Después del baño colectivo totalmente desnudos, un desayuno simple y luego, a
recibir sol al patio. Me sorprende tanta gente. Hombres, casi sin espacio para
estar allí. Me acomodo pensativo, en una piedra sobresaliente del muro. Hay
ánimos para todos los gustos. No importa cuál haya sido su delito, aquí estamos
todos juntos, en una mescolanza, pero no hay un 1% de clase alta. Unos Bromean como si estuvieran en la sala de su casa, supongo
por su veteranía de reincidentes en este mundo, otros se mantienen afectados,
callados, con el rostro perdido.
La alineación de los astros me permite encontrar
conocidos en mi primera salida al patio para acercarme a algunas de sus
historias.

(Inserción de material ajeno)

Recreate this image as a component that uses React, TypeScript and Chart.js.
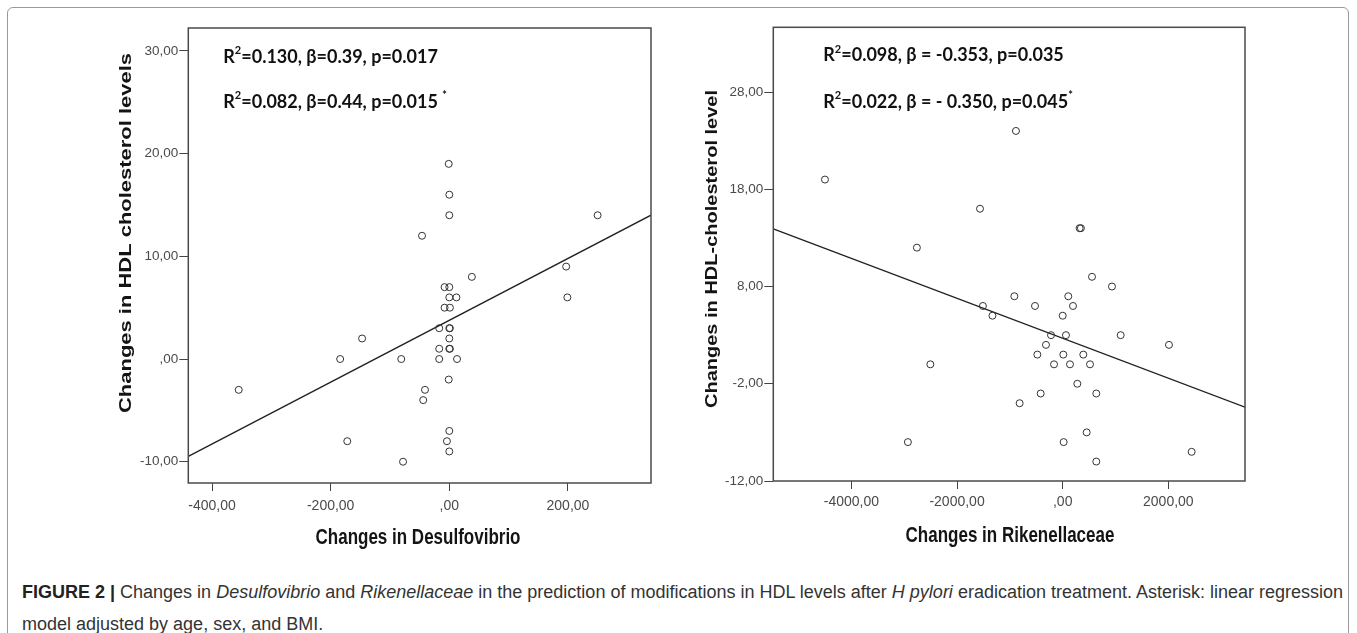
import React, { useEffect, useRef } from "react";
import { Chart, registerables } from "chart.js";

Chart.register(...registerables);

// ---------- DATA ----------
// Left panel: changes in Desulfovibrio vs changes in HDL cholesterol
const desulfoChange = [-355, -184, -172, -147, -81, -78, -46, -41, -44, -17, -17, -17, -8, -8, 0, -1, 0, 0, 0, 12, 1, 0, 1, 0, 0, 1, 13, -1, 0, -4, 0, 38, 197, 199, 250];
const hdlChangeL = [-3, 0, -8, 2, 0, -10, 12, -3, -4, 1, 0, 3, 5, 7, 7, 19, 16, 14, 6, 6, 5, 3, 3, 2, 1, 1, 0, -2, -7, -8, -9, 8, 9, 6, 14];

// Right panel: changes in Rikenellaceae vs changes in HDL cholesterol
const rikenChange = [-4500, -2760, -1565, -1510, -1330, -2505, -2930, -885, 320, 345, 555, 933, -915, 106, -524, 195, 0, -221, 62, 1098, -316, 2012, -480, 12, 390, -164, 138, 517, 277, -417, 636, -815, 454, 18, 2441, 636];
const hdlChangeR = [19, 12, 16, 6, 5, 0, -8, 24, 14, 14, 9, 8, 7, 7, 6, 6, 5, 3, 3, 3, 2, 2, 1, 1, 1, 0, 0, 0, -2, -3, -3, -4, -7, -8, -9, -10];

// Axis ranges
const xRangeL = [-440, 340];
const yRangeL = [-12.07, 32.23];
const xRangeR = [-5478, 3451];
const yRangeR = [-12, 34.66];

// Tick values and labels
const xTicksL = [-400, -200, 0, 200];
const xTickLabelsL = ["-400,00", "-200,00", ",00", "200,00"];
const yTicksL = [-10, 0, 10, 20, 30];
const yTickLabelsL = ["-10,00", ",00", "10,00", "20,00", "30,00"];
const xTicksR = [-4000, -2000, 0, 2000];
const xTickLabelsR = ["-4000,00", "-2000,00", ",00", "2000,00"];
const yTicksR = [-12, -2, 8, 18, 28];
const yTickLabelsR = ["-12,00", "-2,00", "8,00", "18,00", "28,00"];

// Regression fits (intercept, slope)
const fitL = [3.77, 0.0301];
const fitR = [2.68, -0.002053];

// Annotation texts
const statsL = [
  [["R", false], ["2", true], ["=0.130, β=0.39, p=0.017", false]],
  [["R", false], ["2", true], ["=0.082, β=0.44, p=0.015 ", false], ["*", true]],
];
const statsR = [
  [["R", false], ["2", true], ["=0.098, β = -0.353, p=0.035", false]],
  [["R", false], ["2", true], ["=0.022, β = - 0.350, p=0.045", false], ["*", true]],
];

const xTitleL = "Changes in Desulfovibrio";
const yTitleL = "Changes in HDL cholesterol levels";
const xTitleR = "Changes in Rikenellaceae";
const yTitleR = "Changes in HDL-cholesterol level";

// ---------- CHART ----------
type PanelCfg = {
  xs: number[];
  ys: number[];
  xRange: number[];
  yRange: number[];
  xTicks: number[];
  xTickLabels: string[];
  yTicks: number[];
  yTickLabels: string[];
  fit: number[];
  stats: any[];
  xTitle: string;
  yTitle: string;
  layout: {
    padTop: number;
    padRight: number;
    yWidth: number;
    xHeight: number;
    xPad: number;
    yTitleX: number;
    yTitleY: number;
    yTitleLen: number;
    xTitleX: number;
    xTitleY: number;
    statsX: number;
    statsY: number[];
  };
};

const TICK_FONT = '"Liberation Sans Narrow", "Liberation Sans", Arial, sans-serif';
const TITLE_FONT = '"Liberation Sans", Arial, sans-serif';
const STATS_FONT = 'Lato, "Open Sans", sans-serif';

function decorPlugin(cfg: PanelCfg) {
  return {
    id: "decor",
    afterDraw(chart: any) {
      const { ctx, chartArea: a } = chart;
      const L = cfg.layout;
      ctx.save();
      // plot frame
      ctx.strokeStyle = "#4a4a4a";
      ctx.lineWidth = 1.5;
      ctx.strokeRect(a.left, a.top, a.right - a.left, a.bottom - a.top);
      ctx.restore();

      // y title (rotated, stretched along its length)
      ctx.save();
      ctx.font = "bold 17px " + TITLE_FONT;
      ctx.fillStyle = "#141414";
      const w = ctx.measureText(cfg.yTitle).width;
      ctx.translate(L.yTitleX, L.yTitleY);
      ctx.rotate(-Math.PI / 2);
      ctx.scale(L.yTitleLen / w, 1);
      ctx.textAlign = "center";
      ctx.textBaseline = "middle";
      ctx.fillText(cfg.yTitle, 0, 0);
      ctx.restore();

      // x title
      ctx.save();
      ctx.font = "bold 17px " + TITLE_FONT;
      ctx.fillStyle = "#141414";
      ctx.translate(L.xTitleX, L.xTitleY);
      ctx.scale(1, 1.25);
      ctx.textAlign = "center";
      ctx.textBaseline = "middle";
      ctx.fillText(cfg.xTitle, 0, 0);
      ctx.restore();

      // stats annotations
      ctx.save();
      ctx.fillStyle = "#111";
      ctx.textBaseline = "middle";
      ctx.textAlign = "left";
      cfg.stats.forEach((line: any[], i: number) => {
        let x = L.statsX;
        const y = L.statsY[i];
        line.forEach(([t, sup]: [string, boolean]) => {
          ctx.font = sup ? "bold 11px " + STATS_FONT : "bold 18px " + STATS_FONT;
          ctx.fillText(t, x, sup ? y - 6 : y);
          x += ctx.measureText(t).width;
        });
      });
      ctx.restore();
    },
  };
}

function Panel({ cfg, left, top, width, height }: { cfg: PanelCfg; left: number; top: number; width: number; height: number }) {
  const ref = useRef<HTMLCanvasElement | null>(null);
  useEffect(() => {
    if (!ref.current) return;
    const L = cfg.layout;
    const pts = cfg.xs.map((x, i) => ({ x, y: cfg.ys[i] }));
    const [x0, x1] = cfg.xRange;
    const linePts = [
      { x: x0, y: cfg.fit[0] + cfg.fit[1] * x0 },
      { x: x1, y: cfg.fit[0] + cfg.fit[1] * x1 },
    ];
    const chart = new Chart(ref.current, {
      type: "scatter",
      data: {
        datasets: [
          {
            data: pts,
            pointRadius: 3.5,
            pointBorderWidth: 1,
            pointBorderColor: "#333",
            pointBackgroundColor: "rgba(0,0,0,0)",
            showLine: false,
          },
          {
            data: linePts,
            showLine: true,
            borderColor: "#222",
            borderWidth: 1.4,
            pointRadius: 0,
            fill: false,
          },
        ],
      } as any,
      options: {
        responsive: false,
        animation: false,
        devicePixelRatio: 1,
        layout: { padding: { top: L.padTop, right: L.padRight, left: 0, bottom: 0 } },
        plugins: { legend: { display: false }, tooltip: { enabled: false }, title: { display: false } },
        scales: {
          x: {
            type: "linear",
            min: cfg.xRange[0],
            max: cfg.xRange[1],
            afterBuildTicks: (s: any) => {
              s.ticks = cfg.xTicks.map((v) => ({ value: v }));
            },
            afterFit: (s: any) => {
              s.height = L.xHeight;
            },
            grid: { display: true, drawOnChartArea: false, drawTicks: true, tickLength: 8, color: "#444", lineWidth: 1 },
            border: { display: false },
            ticks: {
              autoSkip: false,
              maxRotation: 0,
              padding: L.xPad,
              color: "#4a4a4a",
              font: { family: TICK_FONT, size: 14 },
              callback: (_v: any, i: number) => cfg.xTickLabels[i],
            },
          },
          y: {
            type: "linear",
            min: cfg.yRange[0],
            max: cfg.yRange[1],
            afterBuildTicks: (s: any) => {
              s.ticks = cfg.yTicks.map((v) => ({ value: v }));
            },
            afterFit: (s: any) => {
              s.width = L.yWidth;
            },
            grid: { display: true, drawOnChartArea: false, drawTicks: true, tickLength: 9, color: "#444", lineWidth: 1 },
            border: { display: false },
            ticks: {
              autoSkip: false,
              padding: 1,
              color: "#4a4a4a",
              font: { family: TICK_FONT, size: 13.5 },
              callback: (_v: any, i: number) => cfg.yTickLabels[i],
            },
          },
        },
      } as any,
      plugins: [decorPlugin(cfg)],
    });
    return () => chart.destroy();
  }, [cfg]);
  return (
    <canvas
      ref={ref}
      width={width}
      height={height}
      style={{ position: "absolute", left, top, width, height }}
    />
  );
}

const cfgL: PanelCfg = {
  xs: desulfoChange,
  ys: hdlChangeL,
  xRange: xRangeL,
  yRange: yRangeL,
  xTicks: xTicksL,
  xTickLabels: xTickLabelsL,
  yTicks: yTicksL,
  yTickLabels: yTickLabelsL,
  fit: fitL,
  stats: statsL,
  xTitle: xTitleL,
  yTitle: yTitleL,
  layout: {
    padTop: 18,
    padRight: 29,
    yWidth: 88.3,
    xHeight: 72,
    xPad: 7,
    yTitleX: 26.7,
    yTitleY: 223,
    yTitleLen: 360,
    xTitleX: 318,
    xTitleY: 528,
    statsX: 123.3,
    statsY: [46.7, 91.7],
  },
};

const cfgR: PanelCfg = {
  xs: rikenChange,
  ys: hdlChangeR,
  xRange: xRangeR,
  yRange: yRangeR,
  xTicks: xTicksR,
  xTickLabels: xTickLabelsR,
  yTicks: yTicksR,
  yTickLabels: yTickLabelsR,
  fit: fitR,
  stats: statsR,
  xTitle: xTitleR,
  yTitle: yTitleR,
  layout: {
    padTop: 17.3,
    padRight: 25,
    yWidth: 83.3,
    xHeight: 74,
    xPad: 5,
    yTitleX: 22.7,
    yTitleY: 239,
    yTitleLen: 318,
    xTitleX: 320,
    xTitleY: 526,
    statsX: 133.3,
    statsY: [45, 91.7],
  },
};

export default function App() {
  return (
    <div style={{ position: "absolute", left: 0, top: 0, width: 1357, height: 633, overflow: "hidden", background: "#fff" }}>
      <div
        style={{
          position: "absolute",
          left: 7,
          top: 7,
          width: 1342,
          height: 660,
          border: "1px solid #9a9a9a",
          borderRadius: 6,
          boxSizing: "border-box",
        }}
      />
      <Panel cfg={cfgL} left={100} top={10} width={580} height={545} />
      <Panel cfg={cfgR} left={690} top={10} width={580} height={545} />
      <div
        style={{
          position: "absolute",
          left: 22,
          top: 576,
          fontFamily: '"Liberation Sans", Arial, sans-serif',
          fontSize: 18,
          lineHeight: "32px",
          color: "#333",
          whiteSpace: "nowrap",
        }}
      >
        <b style={{ color: "#222" }}>FIGURE 2 |</b> Changes in <i>Desulfovibrio</i> and <i>Rikenellaceae</i> in the
        prediction of modifications in HDL levels after <i>H pylori</i> eradication treatment. Asterisk: linear regression
        <br />
        model adjusted by age, sex, and BMI.
      </div>
    </div>
  );
}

La mayoría del día, se pasa allí, con todos los presos. Esas horas
pasan rápido, porque podemos hacer y ver algo, con formas válidas de matar
tiempo: jugando fútbol hasta el cansancio, o hasta cuando la pelea entre
jugadores decida finalizar el partido; leer o echar interminables partidas de parqués.
Pero, al poco tiempo, la monotonía se vuelve
enloquecedora, es un asesino lento.
Sollozando
finalizó diciendo: Cuando la justicia cojea es un peligro tener la razón. La
reclusión no está en los planes de nadie y, no se la deseo ni a mi peor enemigo.